Dataset section ▸
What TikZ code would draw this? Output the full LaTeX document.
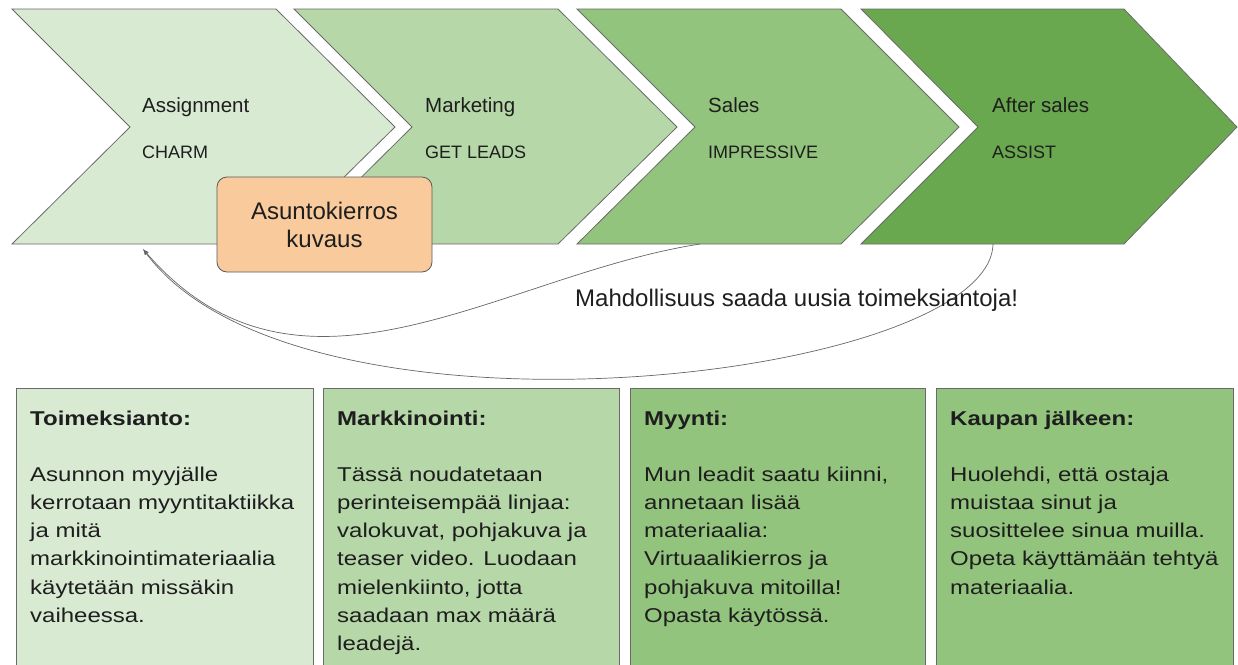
\documentclass[tikz,border=0pt]{standalone}
\usepackage{fontspec}
\setmainfont{Liberation Sans}
\newfontfamily\boxfont{Liberation Sans}[FakeStretch=1.2]
\usepackage{tikz}
\usetikzlibrary{arrows.meta}
\definecolor{greenA}{HTML}{D9EAD3}
\definecolor{greenB}{HTML}{B6D7A8}
\definecolor{greenC}{HTML}{93C47D}
\definecolor{greenD}{HTML}{6AA84F}
\definecolor{peach}{HTML}{F9CB9C}
\definecolor{edgegray}{HTML}{6A6A6A}
\definecolor{ink}{HTML}{1E1E1E}

\begin{document}
\begin{tikzpicture}[x=1pt,y=-1pt,
  chev/.style={draw=edgegray,line width=0.8pt},
  stagehead/.style={inner sep=0pt,anchor=base west,text=ink,font=\fontsize{20.5}{24}\selectfont},
  stagetag/.style={inner sep=0pt,anchor=base west,text=ink,font=\fontsize{18}{21}\selectfont},
  tourbox/.style={draw=black!65,fill=peach,line width=0.8pt,rounded corners=10pt,minimum width=215pt,minimum height=95pt,align=center,text=ink,font=\fontsize{24}{28}\selectfont},
  card/.style={draw=edgegray,line width=0.8pt},
  cardtext/.style={inner sep=0pt,anchor=north west,align=left,text=ink,font=\boxfont\fontsize{20}{28.3}\selectfont},
  loopback/.style={draw=black!60,line width=0.7pt,-{Latex[length=6pt,width=4.5pt]}}]
  \useasboundingbox (0,0) rectangle (1238,664);
  \clip (0,0) rectangle (1238,664);
  % Stage chevrons
  \filldraw[chev,fill=greenA](12,9)--(276,9)--(395,127)--(276,244)--(12,244)--(130,127)--cycle;
  \filldraw[chev,fill=greenB](294,9)--(558,9)--(677,127)--(558,244)--(294,244)--(412,127)--cycle;
  \filldraw[chev,fill=greenC](577,9)--(841,9)--(959,127)--(841,244)--(577,244)--(695,127)--cycle;
  \filldraw[chev,fill=greenD](861,9)--(1124,9)--(1237,127)--(1124,244)--(861,244)--(978,127)--cycle;
  \node[stagehead] (assign) at (142,112) {Assignment};
  \node[stagetag] (charm) at (142,158) {CHARM};
  \node[stagehead] (market) at (425,112) {Marketing};
  \node[stagetag] (leads) at (425,158) {GET LEADS};
  \node[stagehead] (sales) at (708,112) {Sales};
  \node[stagetag] (impress) at (708,158) {IMPRESSIVE};
  \node[stagehead] (after) at (992,112) {After sales};
  \node[stagetag] (assist) at (992,158) {ASSIST};
  % Tour box on top of first chevron
  \node[tourbox] (tour) at (324.5,224.5) {Asuntokierros\\kuvaus};
  % Loops back to the start
  \coordinate (start) at (143,249);
  \coordinate (salesend) at (700,244);
  \coordinate (afterend) at (993,244);
  \draw[loopback] (salesend) .. controls (500,275) and (300,430) .. (start);
  \draw[loopback] (afterend) .. controls (990,380) and (300,460) .. (start);
  \node[inner sep=0pt,anchor=base west,text=ink,font=\fontsize{24}{28}\selectfont] (chance) at (575,306) {Mahdollisuus saada uusia toimeksiantoja!};
  % Description cards
  \filldraw[card,fill=greenA] (16,388) rectangle (313,700);
  \filldraw[card,fill=greenB] (323,388) rectangle (619,700);
  \filldraw[card,fill=greenC] (630,388) rectangle (925,700);
  \filldraw[card,fill=greenC] (936,388) rectangle (1233,700);
  \node[cardtext] (card1) at (30,411) {\textbf{Toimeksianto:}\\[27pt]Asunnon myyjälle\\kerrotaan myyntitaktiikka\\ja mitä\\markkinointimateriaalia\\käytetään missäkin\\vaiheessa.};
  \node[cardtext] (card2) at (337,411) {\textbf{Markkinointi:}\\[27pt]Tässä noudatetaan\\perinteisempää linjaa:\\valokuvat, pohjakuva ja\\teaser video. Luodaan\\mielenkiinto, jotta\\saadaan max määrä\\leadejä.};
  \node[cardtext] (card3) at (644,411) {\textbf{Myynti:}\\[27pt]Mun leadit saatu kiinni,\\annetaan lisää\\materiaalia:\\Virtuaalikierros ja\\pohjakuva mitoilla!\\Opasta käytössä.};
  \node[cardtext] (card4) at (950,411) {\textbf{Kaupan jälkeen:}\\[27pt]Huolehdi, että ostaja\\muistaa sinut ja\\suosittelee sinua muilla.\\Opeta käyttämään tehtyä\\materiaalia.};
\end{tikzpicture}
\end{document}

What the task requires ▸ Write out each line of the data exactly; the images should be left out.

Answer to this problem ▸
What TikZ code would draw this? Output the full LaTeX document.
\documentclass[tikz,border=0pt]{standalone}
\usepackage{fontspec}
\setmainfont{Liberation Sans}
\newfontfamily\boxfont{Liberation Sans}[FakeStretch=1.2]
\usepackage{tikz}
\usetikzlibrary{arrows.meta}
\definecolor{greenA}{HTML}{D9EAD3}
\definecolor{greenB}{HTML}{B6D7A8}
\definecolor{greenC}{HTML}{93C47D}
\definecolor{greenD}{HTML}{6AA84F}
\definecolor{peach}{HTML}{F9CB9C}
\definecolor{edgegray}{HTML}{6A6A6A}
\definecolor{ink}{HTML}{1E1E1E}

\begin{document}
\begin{tikzpicture}[x=1pt,y=-1pt,
  chev/.style={draw=edgegray,line width=0.8pt},
  stagehead/.style={inner sep=0pt,anchor=base west,text=ink,font=\fontsize{20.5}{24}\selectfont},
  stagetag/.style={inner sep=0pt,anchor=base west,text=ink,font=\fontsize{18}{21}\selectfont},
  tourbox/.style={draw=black!65,fill=peach,line width=0.8pt,rounded corners=10pt,minimum width=215pt,minimum height=95pt,align=center,text=ink,font=\fontsize{24}{28}\selectfont},
  card/.style={draw=edgegray,line width=0.8pt},
  cardtext/.style={inner sep=0pt,anchor=north west,align=left,text=ink,font=\boxfont\fontsize{20}{28.3}\selectfont},
  loopback/.style={draw=black!60,line width=0.7pt,-{Latex[length=6pt,width=4.5pt]}}]
  \useasboundingbox (0,0) rectangle (1238,664);
  \clip (0,0) rectangle (1238,664);
  % Stage chevrons
  \filldraw[chev,fill=greenA](12,9)--(276,9)--(395,127)--(276,244)--(12,244)--(130,127)--cycle;
  \filldraw[chev,fill=greenB](294,9)--(558,9)--(677,127)--(558,244)--(294,244)--(412,127)--cycle;
  \filldraw[chev,fill=greenC](577,9)--(841,9)--(959,127)--(841,244)--(577,244)--(695,127)--cycle;
  \filldraw[chev,fill=greenD](861,9)--(1124,9)--(1237,127)--(1124,244)--(861,244)--(978,127)--cycle;
  \node[stagehead] (assign) at (142,112) {Assignment};
  \node[stagetag] (charm) at (142,158) {CHARM};
  \node[stagehead] (market) at (425,112) {Marketing};
  \node[stagetag] (leads) at (425,158) {GET LEADS};
  \node[stagehead] (sales) at (708,112) {Sales};
  \node[stagetag] (impress) at (708,158) {IMPRESSIVE};
  \node[stagehead] (after) at (992,112) {After sales};
  \node[stagetag] (assist) at (992,158) {ASSIST};
  % Tour box on top of first chevron
  \node[tourbox] (tour) at (324.5,224.5) {Asuntokierros\\kuvaus};
  % Loops back to the start
  \coordinate (start) at (143,249);
  \coordinate (salesend) at (700,244);
  \coordinate (afterend) at (993,244);
  \draw[loopback] (salesend) .. controls (500,275) and (300,430) .. (start);
  \draw[loopback] (afterend) .. controls (990,380) and (300,460) .. (start);
  \node[inner sep=0pt,anchor=base west,text=ink,font=\fontsize{24}{28}\selectfont] (chance) at (575,306) {Mahdollisuus saada uusia toimeksiantoja!};
  % Description cards
  \filldraw[card,fill=greenA] (16,388) rectangle (313,700);
  \filldraw[card,fill=greenB] (323,388) rectangle (619,700);
  \filldraw[card,fill=greenC] (630,388) rectangle (925,700);
  \filldraw[card,fill=greenC] (936,388) rectangle (1233,700);
  \node[cardtext] (card1) at (30,411) {\textbf{Toimeksianto:}\\[27pt]Asunnon myyjälle\\kerrotaan myyntitaktiikka\\ja mitä\\markkinointimateriaalia\\käytetään missäkin\\vaiheessa.};
  \node[cardtext] (card2) at (337,411) {\textbf{Markkinointi:}\\[27pt]Tässä noudatetaan\\perinteisempää linjaa:\\valokuvat, pohjakuva ja\\teaser video. Luodaan\\mielenkiinto, jotta\\saadaan max määrä\\leadejä.};
  \node[cardtext] (card3) at (644,411) {\textbf{Myynti:}\\[27pt]Mun leadit saatu kiinni,\\annetaan lisää\\materiaalia:\\Virtuaalikierros ja\\pohjakuva mitoilla!\\Opasta käytössä.};
  \node[cardtext] (card4) at (950,411) {\textbf{Kaupan jälkeen:}\\[27pt]Huolehdi, että ostaja\\muistaa sinut ja\\suosittelee sinua muilla.\\Opeta käyttämään tehtyä\\materiaalia.};
\end{tikzpicture}
\end{document}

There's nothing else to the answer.